The Virginia Supreme Court unanimously ruled on Thursday that the state can take down a towering statue of the Confederate Civil War General Robert E. Lee from its capital city of Richmond. Many protestors believe the statue represents a culture of racial injustice.
Ruling in two cases, the court said Governor Ralph Northam could remove the statue because restrictions in deeds from 1887 and 1890 that transferred the statue to Virginia no longer reflected the state’s values, and were therefore unenforceable.
The 21-foot bronze statue located on Monument Avenue in the Confederacy’s former capital depicts Lee in military attire atop his horse, and sits on a 40-foot pedestal. Plans to remove the statue have been circulating since June of 2020, just days after the death of George Floyd.
The removal was challenged by nearby residents who said they had a property right to enforce the deeds, and that an 1889 legislative resolution required leaving the statue alone.
It was also challenged by a descendant of the family that transferred the statue, who described what the court called his “familial pride” in the statue.

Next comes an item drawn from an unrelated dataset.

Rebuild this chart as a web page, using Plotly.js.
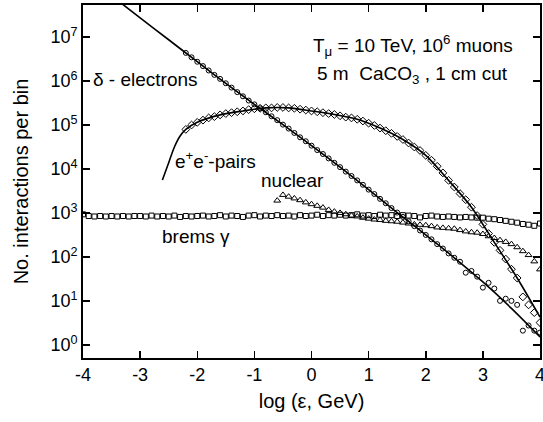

But the court said restrictive covenants in the deeds were “unenforceable as contrary to public policy and for being unreasonable because their effect is to compel government speech, by forcing the Commonwealth to express, in perpetuity, a message with which it now disagrees.”
Virginia state authorities said removing the 12-ton statue would be a multi-day process, and would not begin this week. The statue of General Lee, a man who strongly disliked slavery and should be remembered for more than just his role in the Civil War, is the latest monument that left-leaning protesters are demanding be removed.